Have you ever had a meal that completely transcended the food – one that perhaps even bordered on a spiritual experience? What was it about that meal that blurred the lines between sacred and every day? Was it the beauty of the food itself? The fractal swirls of color and texture in a sliced onion or beet? Was it a meal where the food served as a ritual extension of a holiday, like dipping warm challah into salt or honey on Shabbat?
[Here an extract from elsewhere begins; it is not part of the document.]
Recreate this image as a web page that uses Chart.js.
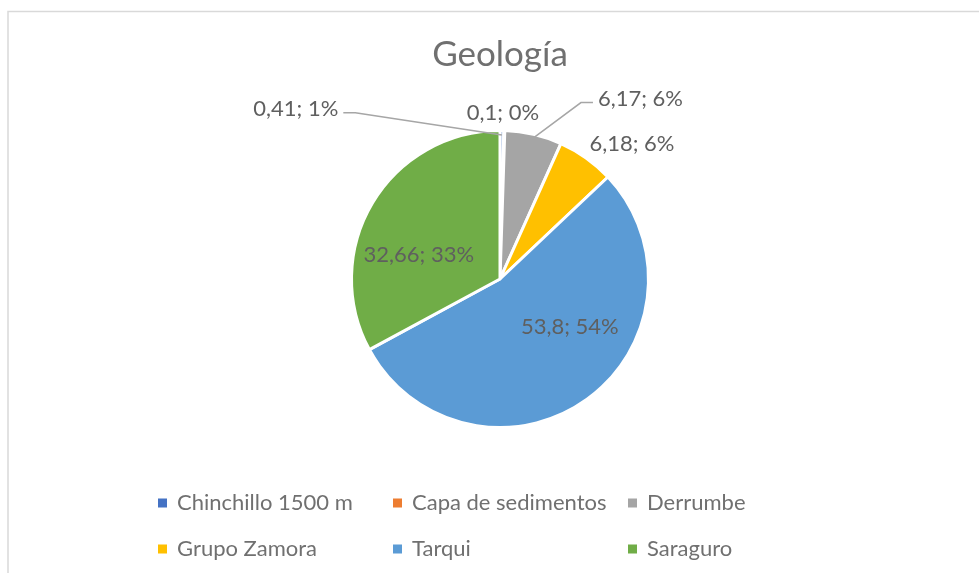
<!DOCTYPE html>
<html>
<head>
<meta charset="utf-8">
<script src="https://cdn.jsdelivr.net/npm/chart.js@4.4.0/dist/chart.umd.min.js"></script>
<style>
  html, body { margin: 0; padding: 0; background: #fff; }
  #wrap { position: relative; width: 979px; height: 573px; }
</style>
</head>
<body>
<div id="wrap"><canvas id="chart" width="979" height="573"></canvas></div>
<script>
const chartTitle = 'Geología'
const categories = ['Chinchillo 1500 m', 'Capa de sedimentos', 'Derrumbe', 'Grupo Zamora', 'Tarqui', 'Saraguro']
const values = [0.41, 0.1, 6.17, 6.18, 53.8, 32.66]
const percentLabels = ['1%', '0%', '6%', '6%', '54%', '33%']
const colors = ['#4472C4', '#ED7D31', '#A5A5A5', '#FFC000', '#5B9BD5', '#70AD47']

const FONT = 'Lato, "Open Sans", sans-serif'
const TEXT = '#5f5f5f'
const SOFT_TEXT = '#707070'

// where each data label sits: angle from 12 o'clock (deg), distance in radii
const labelPlacement = [
  { angle: 309.8, dist: 1.79, leader: true },
  { angle: 1.0, dist: 1.12 },
  { angle: 37.9, dist: 1.54, leader: true },
  { angle: 44.4, dist: 1.27 },
  { angle: 124.4, dist: 0.57 },
  { angle: 286.5, dist: 0.57 },
]

const fmt = v => String(v).replace('.', ',')

const framePlugin = {
  id: 'frame',
  beforeDraw(chart) {
    const ctx = chart.ctx
    ctx.save()
    ctx.strokeStyle = '#d9d9d9'
    ctx.lineWidth = 1.5
    ctx.beginPath()
    ctx.moveTo(8, chart.height)
    ctx.lineTo(8, 11.5)
    ctx.lineTo(chart.width, 11.5)
    ctx.stroke()

    ctx.fillStyle = SOFT_TEXT
    ctx.font = `35px ${FONT}`
    ctx.textAlign = 'center'
    ctx.textBaseline = 'middle'
    ctx.fillText(chartTitle, 500, 55)
    ctx.restore()
  }
}

const labelPlugin = {
  id: 'sliceLabels',
  afterDatasetsDraw(chart) {
    const ctx = chart.ctx
    const arcs = chart.getDatasetMeta(0).data
    ctx.save()
    ctx.font = `22px ${FONT}`
    ctx.textBaseline = 'middle'
    ctx.textAlign = 'center'
    arcs.forEach((arc, i) => {
      const { x, y, outerRadius, startAngle, endAngle } = arc.getProps(['x', 'y', 'outerRadius', 'startAngle', 'endAngle'], true)
      const p = labelPlacement[i]
      const a = (p.angle - 90) * Math.PI / 180
      const lx = x + Math.cos(a) * outerRadius * p.dist
      const ly = y + Math.sin(a) * outerRadius * p.dist
      const text = `${fmt(values[i])}; ${percentLabels[i]}`

      if (p.leader) {
        const w = ctx.measureText(text).width
        const mid = (startAngle + endAngle) / 2
        const ex = x + Math.cos(mid) * outerRadius * 0.97
        const ey = y + Math.sin(mid) * outerRadius * 0.97
        const side = lx < x ? 1 : -1
        const sx = lx + side * (w / 2 + 5)
        ctx.strokeStyle = '#a6a6a6'
        ctx.lineWidth = 1.5
        ctx.beginPath()
        ctx.moveTo(sx, ly + 4)
        ctx.lineTo(sx + side * 12, ly + 4)
        ctx.lineTo(ex, ey)
        ctx.stroke()
      }

      ctx.fillStyle = TEXT
      ctx.fillText(text, lx, ly)
    })
    ctx.restore()
  }
}

const legendPlugin = {
  id: 'gridLegend',
  afterDraw(chart) {
    const ctx = chart.ctx
    const colX = [158, 393, 628]
    const rowY = [503, 549]
    ctx.save()
    ctx.font = `22px ${FONT}`
    ctx.textBaseline = 'middle'
    ctx.textAlign = 'left'
    categories.forEach((name, i) => {
      const cx = colX[i % 3]
      const cy = rowY[Math.floor(i / 3)]
      ctx.fillStyle = colors[i]
      ctx.fillRect(cx, cy - 4.5, 9, 9)
      ctx.fillStyle = SOFT_TEXT
      ctx.fillText(name, cx + 19, cy)
    })
    ctx.restore()
  }
}

const canvas = document.getElementById('chart')
const myChart = new Chart(canvas, {
  type: 'pie',
  data: {
    labels: categories,
    datasets: [{
      data: values,
      backgroundColor: colors,
      borderColor: '#ffffff',
      borderWidth: 3,
    }]
  },
  options: {
    responsive: false,
    animation: false,
    layout: { padding: { top: 129, bottom: 144, left: 21, right: 0 } },
    plugins: {
      legend: { display: false },
      title: { display: false },
      tooltip: { enabled: false },
    }
  },
  plugins: [framePlugin, labelPlugin, legendPlugin]
})
</script>
</body>
</html>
Or was it the company and conversation that heightened the meal to the next level?
These are the questions asked in Alice Peck’s new interfaith food anthology, Bread, Body, Spirit.
As someone who majored in Environmental Studies with a focus on Religion (yay, Middlebury!), I’ve read more than my fair share of self-indulgent, eco-spiritual anthologies. Granted I *loved* them, but if I wasn’t entrenched in that world, they would have completely bored me. With an eye for emotion over academia and a collection of powerhouse contributors like Barbara Kingsolver, Wendell Berry, Thich Nhat Hahn, and Rabbi Zalman Schachter-Shalom, Bread, Body, Spirit offers a completely accessible and engaging set of short stories, poems, and religious texts that made me laugh and feel well equipped with “Torah” to bring to my own dinner table.
Below the jump: An excerpt from Bread, Body, Spirit and a chance to Win a Copy.
Win your own copy of Bread, Body, Spirit. JTS philosophy professor, Dr. Neil Gilman, has been known to say: “If you need proof that God exists, look no further than a sliced red onion.” Tell us which food or food experience taps YOU into a sense of sacredness. Leave your comment by Thursday, August 7, and be entered into the raffle.
Want further inspiration? Check out this excerpt in Bread, Body, and Spirit, by Martin Buber:
His Table An Altar – Martin Buber
It is told of the Zaddik [righteous one] of Berditchev that while he was still young he was once staying with his friend, the Rabbi of Nikolsburg, and that while he was staying with him, he caused general offence [sic], because he went into the kitchen dressed in his prayer shawl and with the double phylacteries on his forehead, and asked after the preparation of the food; and also because he would enter into talk with the most worldly man about all kinds of apparently idle things, even in the house of prayer; that was profanation of the sacred garments, profanation of the sacred place, profanation of the sacred hour, and it was as such thrown up against him.
But the Master said, “What it is only in my power to do for three hours during the day, this man is able to do all day long, he can keep his mind collected, so that he establishes sublime unions also by the talk that is counted for idle.” The central desire of the zaddik is to hallow that which is worldly. His meal is a sacrifice, his table an altar.